U.S. and Israel: Partners for Peace - David Harris (Boston Globe)

  • Much attention has focused on the differences that reportedly exist between the U.S. and Israel. Of course, every country has its national interests, and no two sets of national interests are completely identical. But what is far more important is the convergent thinking between President Obama and Prime Minister Netanyahu on a number of key issues.
    1. The recent meetings and speeches reveal once again U.S.-Israeli agreement on the pressing threat posed by Iran.
    2. Both countries agree that the recent "reconciliation" agreement between Fatah and Hamas constitutes a major new problem. Hamas is not a partner for peace. It is a terrorist group, recognized as such by the U.S. and EU.
    3. Obama and Netanyahu share the belief that peace between Israel and the Palestinians can only come about through direct talks between the parties. It cannot result from a Palestinian campaign to seek a unilateral declaration of independence with UN General Assembly support.
    4. The U.S. and Israel are in full accord that the outcome of any peace process should be two states for two peoples - Israel as the homeland for the Jewish people, and a "non-militarized," to use Obama's language, Palestine as the homeland of the Palestinian people.
    5. Both sides agree that the final border between Israel and Palestine must be negotiated, not unilaterally declared.

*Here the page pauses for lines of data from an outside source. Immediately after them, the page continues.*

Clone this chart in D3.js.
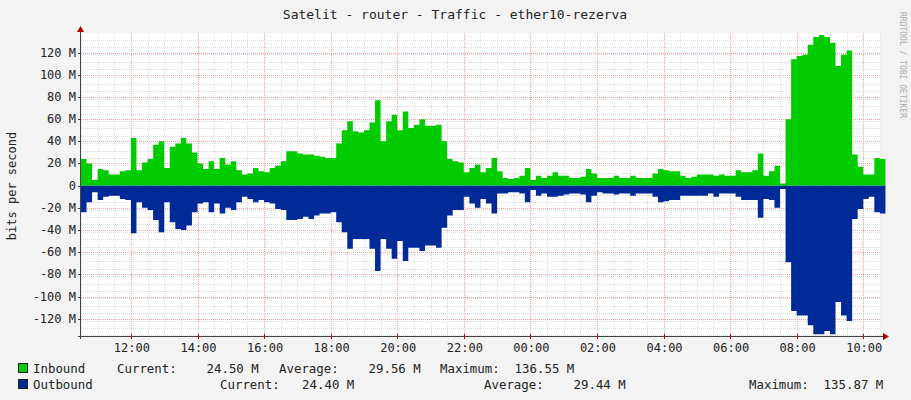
<!DOCTYPE html>
<html><head><meta charset="utf-8">
<script src="https://cdn.jsdelivr.net/npm/d3@7"></script>
<style>body{margin:0;background:#f3f3f3}svg{display:block}text{font-family:"DejaVu Sans Mono",monospace}</style>
</head><body><svg id="c" width="911" height="400"></svg>
<script>
const inbound=[24,20,5,15,14,10,10,13,14,43,14,21,24,37,40,16,35,38,43,38,30,20,15,22,15,25,19,22,14,10,11,16,13,12,16,18,22,31,31,29,28,28,27,26,25,25,38,50,58,49,48,
50,57,77,40,58,64,50,67,52,55,60,54,54,55,40,24,22,21,12,16,19,12,16,25,13,7,6,7,9,16,5,9,7,9,12,9,9,7,7,8,15,11,7,
7,7,9,7,7,9,7,7,7,11,15,14,13,13,9,7,8,10,10,10,9,10,9,9,14,12,12,14,29,9,13,18,2,60,114,117,118,127,134,136,134,129,108,118,122,28,17,10,10,25,24];
const outbound=[24,15,6,13,10,9,9,12,13,43,15,20,22,31,42,15,33,39,40,36,24,16,15,24,16,25,20,22,15,10,12,15,13,15,16,21,22,31,31,30,28,30,27,25,25,24,33,42,57,48,48,
48,57,77,48,57,66,50,68,56,56,59,54,54,56,38,27,22,22,10,16,20,12,16,25,7,7,6,6,7,15,4,9,7,10,10,9,8,7,7,8,15,9,6,
7,7,8,7,7,9,7,7,7,10,15,14,13,13,9,9,9,9,9,7,10,7,7,7,10,13,13,13,29,12,13,20,3,69,113,117,117,126,134,134,131,134,105,117,122,30,21,12,10,24,25];
const yTicks=[120,100,80,60,40,20,0,-20,-40,-60,-80,-100,-120];
const xTickLabels=["12:00","14:00","16:00","18:00","20:00","22:00","00:00","02:00","04:00","06:00","08:00","10:00"];
const legendIn=["Inbound","Current:    24.50 M","Average:    29.56 M","Maximum:  136.55 M"];
const legendOut=["Outbound","Current:   24.40 M","Average:    29.44 M","Maximum:  135.87 M"];

const svg=d3.select("#c");
const L=81,R=881,T=33,B=336;
const t0=new Date(2020,0,1,10,30);
const step=10*60*1000;
const t1=new Date(t0.getTime()+144*step+2*60*1000);
const x=d3.scaleTime().domain([t0,t1]).range([L,R]);
const y=d3.scaleLinear().domain([-135.6,137.7]).range([B,T]);
svg.append("rect").attr("x",L).attr("y",T).attr("width",R-L).attr("height",B-T).attr("fill","#fff");
const g=svg.append("g");
d3.range(-135,138,20/3).forEach(v=>{ if(Math.abs(v%20)>0.01 && Math.abs(Math.abs(v%20)-20)>0.01) g.append("line").attr("x1",L).attr("x2",R).attr("y1",Math.round(y(v))+.5).attr("y2",Math.round(y(v))+.5).attr("stroke","#ddd").attr("stroke-dasharray","1,1");});
const minorT=d3.timeMinute.every(30).range(t0,t1);
minorT.forEach(d=>{g.append("line").attr("x1",Math.round(x(d))+.5).attr("x2",Math.round(x(d))+.5).attr("y1",T).attr("y2",B).attr("stroke","#ddd").attr("stroke-dasharray","1,1");});
yTicks.forEach(v=>{g.append("line").attr("x1",L).attr("x2",R).attr("y1",Math.round(y(v))+.5).attr("y2",Math.round(y(v))+.5).attr("stroke","#f2a0a0").attr("stroke-dasharray","1,1");});
const majT=d3.timeHour.every(2).range(t0,t1);
majT.forEach(d=>{g.append("line").attr("x1",Math.round(x(d))+.5).attr("x2",Math.round(x(d))+.5).attr("y1",T).attr("y2",B).attr("stroke","#f2a0a0").attr("stroke-dasharray","1,1");});
const tt=i=>new Date(t0.getTime()+i*step);
const ext=a=>a.concat([a[a.length-1]]);
const aIn=d3.area().curve(d3.curveStepAfter).x((d,i)=>x(tt(i))).y0(y(0)).y1(d=>y(d));
const aOut=d3.area().curve(d3.curveStepAfter).x((d,i)=>x(tt(i))).y0(y(0)).y1(d=>y(-d));
svg.append("path").datum(ext(inbound)).attr("d",aIn).attr("fill","#00cc00");
svg.append("path").datum(ext(outbound)).attr("d",aOut).attr("fill","#002a97");
svg.append("line").attr("x1",L-.5).attr("x2",L-.5).attr("y1",T-5).attr("y2",B+3).attr("stroke","#444");
svg.append("line").attr("x1",L-3).attr("x2",R+4).attr("y1",B+.5).attr("y2",B+.5).attr("stroke","#444");
svg.append("path").attr("d",`M${R+2},${B-3}L${R+8},${B+.5}L${R+2},${B+4}Z`).attr("fill","#a00");
svg.append("path").attr("d",`M${L-4},${T-1}L${L-.5},${T-7}L${L+3},${T-1}Z`).attr("fill","#a00");
yTicks.forEach(v=>{
 svg.append("line").attr("x1",L-3).attr("x2",L).attr("y1",Math.round(y(v))+.5).attr("y2",Math.round(y(v))+.5).attr("stroke","#444");
 svg.append("text").attr("x",L-5).attr("y",y(v)+4).attr("text-anchor","end").attr("font-size",12).attr("fill","#222").text(v===0?"0":v+" M");
});
majT.forEach((d,i)=>{
 svg.append("line").attr("x1",Math.round(x(d))+.5).attr("x2",Math.round(x(d))+.5).attr("y1",B-2).attr("y2",B+3).attr("stroke","#c00");
 svg.append("text").attr("x",x(d)+1).attr("y",352).attr("text-anchor","middle").attr("font-size",12).attr("fill","#222").text(xTickLabels[i]);
});
svg.append("text").attr("x",455).attr("y",19).attr("text-anchor","middle").attr("font-size",13).attr("fill","#222").text("Satelit - router - Traffic - ether10-rezerva");
svg.append("text").attr("transform","translate(16,186) rotate(-90)").attr("text-anchor","middle").attr("font-size",12).attr("fill","#222").text("bits per second");
svg.append("text").attr("transform","translate(900,12) rotate(90)").attr("text-anchor","start").attr("font-size",8).attr("fill","#aaa").text("RRDTOOL / TOBI OETIKER");
function legendRow(yy,col,items,xs){
 svg.append("rect").attr("x",18.5).attr("y",yy-9.5).attr("width",9).attr("height",9).attr("fill",col).attr("stroke","#222");
 items.forEach((s,i)=>svg.append("text").attr("x",xs[i]).attr("y",yy).attr("font-size",12.4).attr("fill","#222").attr("xml:space","preserve").style("white-space","pre").text(s));
}
legendRow(373,"#00cc00",legendIn,[33,117,279,440]);
legendRow(389,"#002a97",legendOut,[33,220,484,749]);
</script></body></html>
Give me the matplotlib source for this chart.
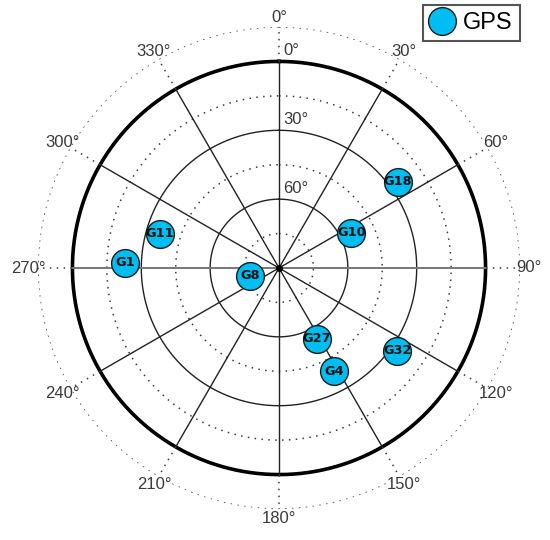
import numpy as np
import matplotlib
matplotlib.use("Agg")
import matplotlib.pyplot as plt

# ---- data ----
sat_names = ["G1", "G4", "G8", "G10", "G11", "G18", "G27", "G32"]
sat_azimuth = [272, 152, 255, 64, 286, 54, 152, 125]      # degrees
sat_elevation = [23, 39, 77, 55, 36, 26, 55, 27]          # degrees
azimuth_ticks = [0, 30, 60, 90, 120, 150, 180, 210, 240, 270, 300, 330]
elevation_labels = [0, 30, 60]
solid_rings = [30, 60]            # elevation
dotted_rings = [75, 45, 15, -15]  # elevation

plt.rcParams['font.family'] = ['Liberation Sans', 'DejaVu Sans']

fig = plt.figure(figsize=(5.5, 5.4), dpi=100)
ax = fig.add_axes([38/550, 31/540, 482/550, 482/540], projection='polar')
ax.set_theta_zero_location('N')
ax.set_theta_direction(-1)
ax.set_rlim(0, 105)
ax.set_axis_off()

th = np.linspace(0, 2*np.pi, 721)
dot = (0, (1.0, 3.5))
dcol = '#3c3c3c'
# rings
ax.plot(th, np.full_like(th, 90), color='black', lw=2.6, zorder=2)
for e in solid_rings:
    ax.plot(th, np.full_like(th, 90 - e), color='#222222', lw=1.0, zorder=2)
for e in dotted_rings:
    ax.plot(th, np.full_like(th, 90 - e), color=dcol, lw=1.1, ls=dot, zorder=2)

# spokes
for a in azimuth_ticks:
    t = np.deg2rad(a)
    col = '#777777' if a in (90, 270) else '#222222'
    lw = 1.4 if a in (90, 270) else 1.0
    ax.plot([t, t], [0, 90], color=col, lw=lw, zorder=2)
    ax.plot([t, t], [90, 105], color=dcol, lw=1.1, ls=dot, zorder=2)
    ax.text(t, 109, f"{a}°", ha='center', va='center', fontsize=12, color='#3a3a3a')

ax.plot([0], [0], 'o', color='black', ms=4, zorder=3)

# elevation labels
for e in elevation_labels:
    ax.annotate(f"{e}°", xy=(0, 90 - e), xytext=(3, 2.5), textcoords='offset points',
                ha='left', va='bottom', fontsize=12, color='#3a3a3a')

# satellites
th_s = np.deg2rad(sat_azimuth)
r_s = 90 - np.array(sat_elevation)
ax.plot(th_s, r_s, 'o', ms=20, mfc='#00BEF2', mec='#1a1a1a', mew=1.0, ls='none',
        label='GPS', zorder=4)
for n, t, r in zip(sat_names, th_s, r_s):
    ax.text(t, r, n, ha='center', va='center', fontsize=9.3, fontweight='bold',
            family=['DejaVu Sans'], color='#111111', zorder=5)

leg = fig.legend(loc='upper right', bbox_to_anchor=(520/550, 1 - 5/540),
                 fontsize=17, frameon=True, fancybox=False, edgecolor='#555555',
                 framealpha=1, borderpad=0.3, handlelength=1.0, handletextpad=0.4,
                 borderaxespad=0)
leg.get_frame().set_linewidth(1.5)

fig.savefig('out.png', dpi=100)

Moreover, as Obama said on Sunday, the mutually agreed boundary will have to take into account realities on the ground, including demographic changes and Israel's compelling security needs in a shrunken state.
  • More than anything else, the deep ties that unite the U.S. and Israel, again on display in recent days, are what's really newsworthy.

    The writer is executive director of the American Jewish Committee.